* [Data block]:

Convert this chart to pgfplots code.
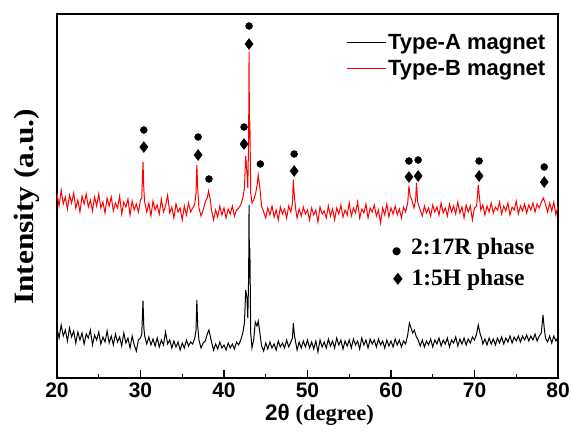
\documentclass[border=0pt]{standalone}
\usepackage{fontspec}
\setmainfont{Liberation Serif}
\newfontfamily\arialfont{Liberation Sans}
\newfontfamily\symfont{DejaVu Sans}
\usepackage{pgfplots}
\pgfplotsset{compat=1.18}

\begin{document}
\begin{tikzpicture}
\begin{axis}[
    name=main,
    scale only axis,
    width=501pt, height=364pt,
    xmin=20, xmax=80, ymin=0, ymax=364,
    xtick={20,30,...,80},
    minor x tick num=1,
    xtick pos=bottom,
    tick align=inside,
    major tick length=8pt,
    minor tick length=4pt,
    ytick=\empty,
    axis line style={line width=1.6pt},
    every tick/.style={line width=1.4pt, black},
    /pgf/number format/assume math mode=true,
    xticklabel style={font=\arialfont\bfseries\fontsize{21}{24}\selectfont, yshift=-1pt},
    xlabel={{\arialfont\bfseries 2θ} {\bfseries (degree)}},
    xlabel style={font=\fontsize{22.5}{25}\selectfont, yshift=0pt, xshift=12pt},
    ylabel={\scalebox{1.12}[1]{\bfseries Intensity (a.u.)}},
    ylabel style={font=\fontsize{28}{30}\selectfont, at={(axis description cs:-0.060,0.47)}, anchor=center},
    legend style={at={(rel axis cs:0.985,0.955)}, anchor=north east, draw=none, fill=none,
        font=\arialfont\bfseries\fontsize{22}{26}\selectfont, row sep=5pt},
    legend cell align=left,
    legend image code/.code={\draw[#1] (0pt,0pt) -- (39pt,0pt);},
]

% Type-A magnet
\addplot[black, line width=1pt] coordinates {
(20.00,50) (20.25,40) (20.50,53) (20.75,42) (21.00,48) (21.25,37) (21.50,50) (21.75,41)
(22.00,47) (22.25,35) (22.50,46) (22.75,38) (23.00,45) (23.25,34) (23.50,44) (23.75,40)
(24.00,48) (24.25,33) (24.50,43) (24.75,38) (25.00,46) (25.25,34) (25.50,41) (25.75,36)
(26.00,47) (26.25,35) (26.50,42) (26.75,33) (27.00,44) (27.25,36) (27.50,41) (27.75,32)
(28.00,45) (28.25,35) (28.50,40) (28.75,30) (29.00,42) (29.25,33) (29.50,27) (29.75,38)
(30.00,40) (30.15,44) (30.30,77) (30.40,50) (30.50,42) (30.75,34) (31.00,41) (31.25,33)
(31.50,39) (31.75,32) (32.00,40) (32.25,31) (32.50,38) (32.75,33) (33.00,46) (33.25,34)
(33.50,38) (33.75,30) (34.00,37) (34.25,31) (34.50,36) (34.75,28) (35.00,35) (35.25,30)
(35.50,38) (35.75,32) (36.00,36) (36.25,34) (36.50,40) (36.65,48) (36.75,78) (36.85,52)
(37.00,38) (37.25,30) (37.50,35) (37.75,37) (38.00,44) (38.20,48) (38.40,40) (38.60,33)
(38.75,28) (39.00,34) (39.25,29) (39.50,36) (39.75,30) (40.00,33) (40.25,28) (40.50,35)
(40.75,30) (41.00,34) (41.25,29) (41.50,36) (41.75,33) (42.00,38) (42.25,45) (42.45,55)
(42.60,88) (42.75,80) (42.85,60) (42.95,100) (43.00,173) (43.05,100) (43.10,130) (43.20,45)
(43.35,30) (43.55,38) (43.75,56) (43.95,52) (44.10,57) (44.30,45) (44.50,32) (44.75,27)
(45.00,35) (45.25,29) (45.50,36) (45.75,30) (46.00,34) (46.25,28) (46.50,37) (46.75,31)
(47.00,35) (47.25,30) (47.50,38) (47.75,31) (48.00,36) (48.20,40) (48.30,55) (48.45,42)
(48.60,35) (48.75,28) (49.00,36) (49.25,30) (49.50,37) (49.75,31) (50.00,38) (50.25,30)
(50.50,36) (50.75,29) (51.00,37) (51.25,26) (51.50,38) (51.75,31) (52.00,36) (52.25,30)
(52.50,39) (52.75,32) (53.00,37) (53.25,30) (53.50,40) (53.75,33) (54.00,38) (54.25,29)
(54.50,37) (54.75,32) (55.00,38) (55.25,30) (55.50,39) (55.75,33) (56.00,37) (56.25,29)
(56.50,40) (56.75,33) (57.00,38) (57.25,30) (57.50,39) (57.75,34) (58.00,38) (58.25,31)
(58.50,39) (58.75,33) (59.00,37) (59.25,30) (59.50,38) (59.75,32) (60.00,37) (60.25,31)
(60.50,39) (60.75,33) (61.00,38) (61.25,31) (61.50,37) (61.75,34) (62.00,43) (62.20,55)
(62.40,50) (62.60,45) (62.80,48) (63.00,42) (63.25,38) (63.50,32) (63.75,38) (64.00,31)
(64.25,37) (64.50,33) (64.75,39) (65.00,31) (65.25,38) (65.50,34) (65.75,40) (66.00,32)
(66.25,38) (66.50,34) (66.75,40) (67.00,31) (67.25,38) (67.50,35) (67.75,41) (68.00,32)
(68.25,39) (68.50,34) (68.75,40) (69.00,33) (69.25,39) (69.50,35) (69.75,41) (70.00,38)
(70.25,44) (70.45,53) (70.65,45) (70.85,40) (71.00,34) (71.25,39) (71.50,33) (71.75,40)
(72.00,34) (72.25,39) (72.50,33) (72.75,40) (73.00,35) (73.25,41) (73.50,34) (73.75,40)
(74.00,36) (74.25,42) (74.50,35) (74.75,41) (75.00,37) (75.25,42) (75.50,36) (75.75,42)
(76.00,38) (76.25,43) (76.50,37) (76.75,42) (77.00,38) (77.25,44) (77.50,37) (77.75,42)
(78.00,45) (78.20,63) (78.35,50) (78.50,40) (78.75,36) (79.00,42) (79.25,35) (79.50,42)
(79.75,37) (80.00,41)
};
\addlegendentry{Type-A magnet}

% Type-B magnet
\addplot[red, line width=1pt] coordinates {
(20.00,184) (20.25,172) (20.50,188) (20.75,174) (21.00,181) (21.25,169) (21.50,183) (21.75,175)
(22.00,185) (22.25,170) (22.50,178) (22.75,166) (23.00,182) (23.25,174) (23.50,184) (23.75,171)
(24.00,178) (24.25,167) (24.50,181) (24.75,172) (25.00,184) (25.25,170) (25.50,176) (25.75,165)
(26.00,180) (26.25,172) (26.50,181) (26.75,167) (27.00,175) (27.25,170) (27.50,182) (27.75,164)
(28.00,176) (28.25,171) (28.50,179) (28.75,163) (29.00,177) (29.25,168) (29.50,174) (29.75,166)
(30.00,178) (30.15,180) (30.30,216) (30.40,188) (30.50,176) (30.75,166) (31.00,175) (31.25,162)
(31.50,177) (31.75,168) (32.00,173) (32.25,164) (32.50,179) (32.75,166) (33.00,172) (33.25,183)
(33.50,165) (33.75,171) (34.00,160) (34.25,174) (34.50,166) (34.75,170) (35.00,158) (35.25,172)
(35.50,163) (35.75,175) (36.00,166) (36.25,170) (36.50,174) (36.65,185) (36.75,213) (36.85,190)
(37.00,170) (37.25,162) (37.50,168) (37.75,176) (38.00,180) (38.15,187) (38.35,179) (38.50,168)
(38.75,158) (39.00,168) (39.25,161) (39.50,172) (39.75,163) (40.00,170) (40.25,160) (40.50,169)
(40.75,164) (41.00,172) (41.25,162) (41.50,168) (41.75,170) (42.00,173) (42.25,180) (42.45,190)
(42.60,222) (42.75,205) (42.85,190) (42.95,240) (43.00,326) (43.05,240) (43.10,257) (43.20,185)
(43.35,175) (43.55,178) (43.80,185) (44.00,195) (44.10,203) (44.30,190) (44.50,172) (44.75,166)
(45.00,160) (45.25,170) (45.50,163) (45.75,172) (46.00,161) (46.25,168) (46.50,158) (46.75,171)
(47.00,164) (47.25,169) (47.50,160) (47.75,172) (48.00,166) (48.20,175) (48.30,198) (48.45,180)
(48.60,168) (48.75,160) (49.00,169) (49.25,162) (49.50,171) (49.75,164) (50.00,168) (50.25,158)
(50.50,170) (50.75,163) (51.00,168) (51.25,156) (51.50,171) (51.75,164) (52.00,167) (52.25,160)
(52.50,172) (52.75,162) (53.00,169) (53.25,158) (53.50,170) (53.75,164) (54.00,173) (54.25,161)
(54.50,168) (54.75,163) (55.00,175) (55.25,162) (55.50,170) (55.75,165) (56.00,176) (56.25,160)
(56.50,169) (56.75,165) (57.00,174) (57.25,160) (57.50,170) (57.75,166) (58.00,173) (58.25,162)
(58.50,168) (58.75,155) (59.00,170) (59.25,163) (59.50,174) (59.75,161) (60.00,170) (60.25,164)
(60.50,172) (60.75,163) (61.00,169) (61.25,160) (61.50,171) (61.75,166) (62.00,175) (62.15,192)
(62.30,182) (62.50,178) (62.75,170) (62.95,178) (63.05,195) (63.20,176) (63.50,168) (63.75,162)
(64.00,172) (64.25,165) (64.50,170) (64.75,162) (65.00,173) (65.25,166) (65.50,171) (65.75,163)
(66.00,175) (66.25,165) (66.50,170) (66.75,162) (67.00,174) (67.25,166) (67.50,172) (67.75,164)
(68.00,176) (68.25,165) (68.50,171) (68.75,160) (69.00,173) (69.25,166) (69.50,172) (69.75,158)
(70.00,170) (70.25,172) (70.45,193) (70.60,180) (70.75,168) (71.00,173) (71.25,163) (71.50,172)
(71.75,166) (72.00,175) (72.25,165) (72.50,171) (72.75,168) (73.00,176) (73.25,164) (73.50,172)
(73.75,167) (74.00,175) (74.25,163) (74.50,171) (74.75,168) (75.00,177) (75.25,164) (75.50,172)
(75.75,167) (76.00,174) (76.25,165) (76.50,173) (76.75,168) (77.00,175) (77.25,166) (77.50,174)
(77.75,170) (78.00,176) (78.25,180) (78.50,174) (78.75,166) (79.00,175) (79.25,167) (79.50,176)
(79.75,163) (80.00,172)
};
\addlegendentry{Type-B magnet}

% 2:17R phase markers
\addplot[only marks, mark=*, mark size=3.5pt, black, forget plot] coordinates {
(30.4,248) (36.9,241) (38.2,199) (42.4,251) (43.0,352) (44.35,214)
(48.4,224) (62.15,217) (63.25,218) (70.55,217) (78.35,211)
};
% 1:5H phase markers
\addplot[only marks, mark=diamond*, mark size=5.5pt, black, forget plot] coordinates {
(30.4,231) (36.9,223) (42.4,234) (43.0,334)
(48.4,207) (62.15,201) (63.25,202) (70.55,202) (78.35,196)
};

\node[anchor=west, inner sep=0pt, font=\bfseries\fontsize{23.5}{26}\selectfont]
    at (axis cs:60.1,129) {{\symfont\fontsize{10.5}{12}\selectfont ●}\hspace{10pt}2:17R phase};
\node[anchor=west, inner sep=0pt, font=\bfseries\fontsize{23.5}{26}\selectfont]
    at (axis cs:59.9,98) {{\symfont\fontsize{17}{18}\selectfont ♦}\hspace{6pt}1:5H phase};

\end{axis}
\pgfresetboundingbox
\path (main.south west) ++(-57pt,-59pt) coordinate (bbA);
\path (main.north east) ++(13pt,14pt) coordinate (bbB);
\path[use as bounding box] (bbA) rectangle (bbB);
\end{tikzpicture}
\end{document}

* [What to produce]: List the lines that contain the word "code".

* [Result below]:
Convert this chart to pgfplots code.
    legend image code/.code={\draw[#1] (0pt,0pt) -- (39pt,0pt);},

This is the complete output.